Hal ini berbeda dengan Pengaturan Pemilu 2019 dalam Pasal 6 ayat (2) Peraturan KPU No. 20 Tahun 2018 yang mengatur bahwa dalam hal penghitungan 30% (tiga puluh persen) jumlah bakal calon perempuan di setiap Dapil menghasilkan angka pecahan, dilakukan pembulatan ke atas.
Pengaturan PKPU 20/2018 merupakan kelanjutan dari konsistensi implementasi regulasi serupa yang telah diterapkan sejak penyelenggaraan Pemilu DPR dan DPRD Tahun 2014.
Selain mengubah norma afirmasi keterwakilan perempuan yang sudah dipraktikkan pada dua Pemilu sebelumnya,
Selain itu, PP 'Aisyiyah juga menilai Pasal 8 ayat (2) huruf a PKPU 10/2023 melanggar dan bertentangan dengan Pasal 245 UU 7/2017 yang menyatakan bahwa Daftar bakal calon di setiap daerah pemilihan memuat keterwakilan perempuan paling sedikit 30% (tiga puluh persen).
Dampaknya, Pasal 8 ayat (2) huruf a dalam PKPU 10/2023 bisa membuat berkurangnya jumlah Caleg Perempuan pada sejumlah Dapil Pemilu DPR dan DPRD.
Berikut pernyataan sikap PP ‘Aisyiyah terkait Pengaturan Keterwakilan Prempuan adalah Mandat Konsitusi, yaitu:
1. Segera merealisasikan janjinya kepada masyarakat Indonesia dan gerakan keterwakilan perempuan untuk merevisi ketentuan Pasal 8 ayat (2) PKPU 10/2018 dan mengembalikannya pada ketentuan yang sejalan dengan Pasal 245 UU 7/2017, yakni “Dalam hal penghitungan 30% (tiga puluh persen) jumlah bakal calon perempuan di setiap Dapil menghasilkan angka pecahan, dilakukan pembulatan ke atas”.

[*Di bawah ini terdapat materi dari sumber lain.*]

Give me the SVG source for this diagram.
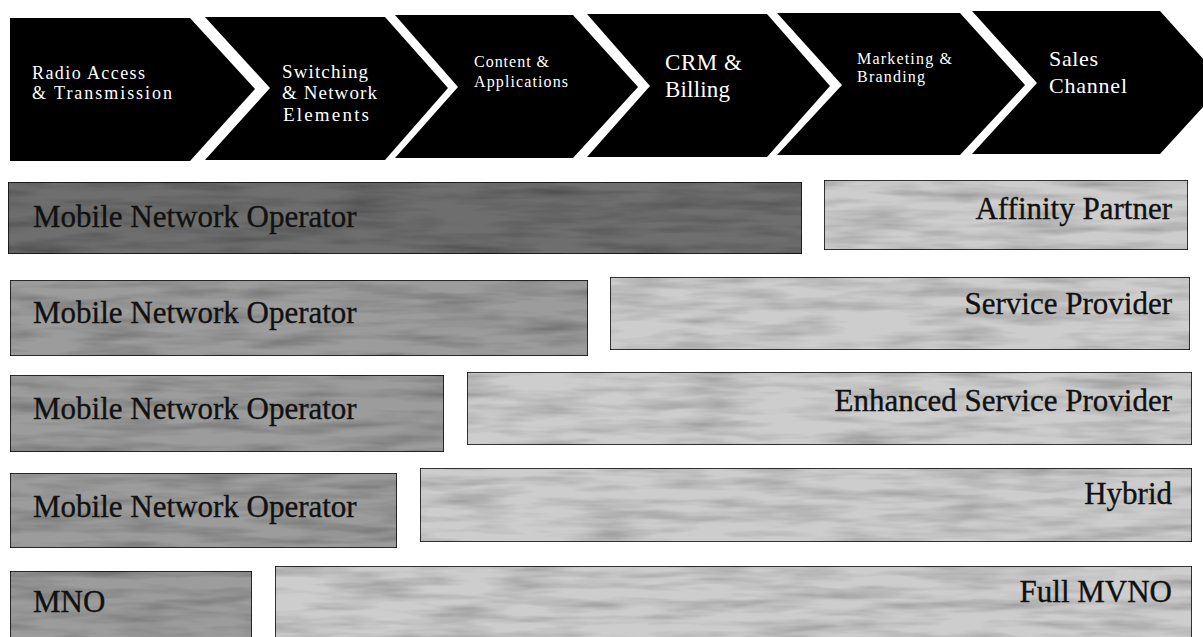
<svg xmlns="http://www.w3.org/2000/svg" width="1203" height="637" viewBox="0 0 1203 637">
  <style>
    .chev { fill: #000; }
    .ct { fill: #fff; font-family: "Liberation Serif", "Times New Roman", serif; }
    .bar { stroke: #111; stroke-width: 1.6; }
    .mno1 { fill: #6e6e6e; }
    .mno { fill: #9c9c9c; }
    .lite { fill: #cdcdcd; }
    .bt { fill: #111; stroke: #111; stroke-width: 0.35; font-family: "Liberation Serif", "Times New Roman", serif; font-size: 31px; }
    .end { text-anchor: end; }
  </style>
  <defs>
    <filter id="grain" x="0" y="0" width="100%" height="100%">
      <feTurbulence type="fractalNoise" baseFrequency="0.012 0.09" numOctaves="3" seed="4" result="n"/>
      <feColorMatrix in="n" type="matrix" values="0 0 0 0 0  0 0 0 0 0  0 0 0 0 0  0 0 0 -0.9 0.55" result="a"/>
      <feComposite in="a" in2="SourceGraphic" operator="in" result="m"/>
      <feMerge><feMergeNode in="SourceGraphic"/><feMergeNode in="m"/></feMerge>
    </filter>
  </defs>
  <rect width="1203" height="637" fill="#fff"/>

  <g id="chevron-radio">
    <polygon class="chev" points="10,18 190,18 255,89 190,161 10,161"/>
    <text class="ct" x="32" y="79" font-size="18" textLength="113" lengthAdjust="spacing">Radio Access</text>
    <text class="ct" x="32" y="99" font-size="18" textLength="140" lengthAdjust="spacing">&amp; Transmission</text>
  </g>
  <g id="chevron-switching">
    <polygon class="chev" points="205,17 385,17 448,88 385,160 205,160 270,88"/>
    <text class="ct" x="282" y="78" font-size="19" textLength="86" lengthAdjust="spacing">Switching</text>
    <text class="ct" x="282" y="99" font-size="19" textLength="95" lengthAdjust="spacing">&amp; Network</text>
    <text class="ct" x="283" y="121" font-size="19" textLength="86" lengthAdjust="spacing">Elements</text>
  </g>
  <g id="chevron-content">
    <polygon class="chev" points="395,15 573,15 638,87 573,158 395,158 458,87"/>
    <text class="ct" x="474" y="67" font-size="16" textLength="75" lengthAdjust="spacing">Content &amp;</text>
    <text class="ct" x="474" y="87" font-size="16" textLength="94" lengthAdjust="spacing">Applications</text>
  </g>
  <g id="chevron-crm">
    <polygon class="chev" points="587,14 767,14 830,86 767,157 587,157 650,86"/>
    <text class="ct" x="665" y="70" font-size="23" textLength="77" lengthAdjust="spacing">CRM &amp;</text>
    <text class="ct" x="665" y="97" font-size="23" textLength="65" lengthAdjust="spacing">Billing</text>
  </g>
  <g id="chevron-marketing">
    <polygon class="chev" points="777,13 960,13 1025,85 960,155 777,155 842,85"/>
    <text class="ct" x="857" y="64" font-size="16" textLength="95" lengthAdjust="spacing">Marketing &amp;</text>
    <text class="ct" x="857" y="82" font-size="16" textLength="68" lengthAdjust="spacing">Branding</text>
  </g>
  <g id="chevron-sales">
    <polygon class="chev" points="972,11 1160,11 1225,83 1160,154 972,154 1037,83"/>
    <text class="ct" x="1049" y="66" font-size="22" textLength="49" lengthAdjust="spacing">Sales</text>
    <text class="ct" x="1049" y="93" font-size="22" textLength="78" lengthAdjust="spacing">Channel</text>
  </g>

  <g id="row1-mno">
    <rect class="bar mno1" x="8" y="182" width="794" height="72" filter="url(#grain)"/>
    <text class="bt" x="33" y="227">Mobile Network Operator</text>
  </g>
  <g id="row1-affinity">
    <rect class="bar lite" x="824" y="180" width="364" height="70" filter="url(#grain)"/>
    <text class="bt end" x="1172" y="219">Affinity Partner</text>
  </g>

  <g id="row2-mno">
    <rect class="bar mno" x="10" y="280" width="578" height="76" filter="url(#grain)"/>
    <text class="bt" x="33" y="323">Mobile Network Operator</text>
  </g>
  <g id="row2-sp">
    <rect class="bar lite" x="610" y="277" width="580" height="73" filter="url(#grain)"/>
    <text class="bt end" x="1172" y="314">Service Provider</text>
  </g>

  <g id="row3-mno">
    <rect class="bar mno" x="10" y="375" width="434" height="77" filter="url(#grain)"/>
    <text class="bt" x="33" y="419">Mobile Network Operator</text>
  </g>
  <g id="row3-esp">
    <rect class="bar lite" x="467" y="372" width="725" height="73" filter="url(#grain)"/>
    <text class="bt end" x="1172" y="411">Enhanced Service Provider</text>
  </g>

  <g id="row4-mno">
    <rect class="bar mno" x="10" y="473" width="387" height="75" filter="url(#grain)"/>
    <text class="bt" x="33" y="517">Mobile Network Operator</text>
  </g>
  <g id="row4-hybrid">
    <rect class="bar lite" x="420" y="468" width="772" height="74" filter="url(#grain)"/>
    <text class="bt end" x="1172" y="504">Hybrid</text>
  </g>

  <g id="row5-mno">
    <rect class="bar mno" x="10" y="571" width="242" height="72" filter="url(#grain)"/>
    <text class="bt" x="33" y="612">MNO</text>
  </g>
  <g id="row5-full">
    <rect class="bar lite" x="275" y="566" width="917" height="77" filter="url(#grain)"/>
    <text class="bt end" x="1172" y="602">Full MVNO</text>
  </g>

  <g id="connectors"/>
</svg>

2. Mewujudkan dan memenuhi keterwakilan perempuan dalam komposisi Tim Seleksi ataupun keanggotaan KPU Provinsi dan KPU Kabupaten/Kota. Serta menyertakan kebijakan afirmasi yang tegas dalam Peraturan KPU tentang Seleksi Calon Anggota KPU Provinsi dan KPU Kabupaten/Kota agar tidak menegasikan dan menihilkan keterwakilan perempuan dalam pengisian keanggotaan KPU Provinsi dan KPU Kabupaten/Kota. Demikian halnya Bawaslu beserta jajarannya sebagai satu kesatuan fungsi penyelenggaraan pemilu harus mengimplementasikan affirmative action untuk terpenuhinya keterwakilan perempuan paling sedikit 30%.
3. KPU, Bawaslu, dan DKPP harus menyusun kebijakan tata kelola organisasi penyelenggara pemilu yang berperspektif adil dan setara gender dalam pengaturan, implementasi, dan pengelolaan tahapan ataupun organisasi pada setiap tingkatannya.
4. KPU mendorong partai politik untuk secara aktif membuka peluang seluas-luasnya kepada caleg perempuan di partai politiknya melalui kebijakan affirmative action. Partai politik juga harus berkomitmen meminimalisir pencalegan yang berbiaya tinggi (high cost) serta tidak menempatkan perempuan sekadar sebagai pelengkap pada posisi sepatu ataupun sebatas vote gather semata.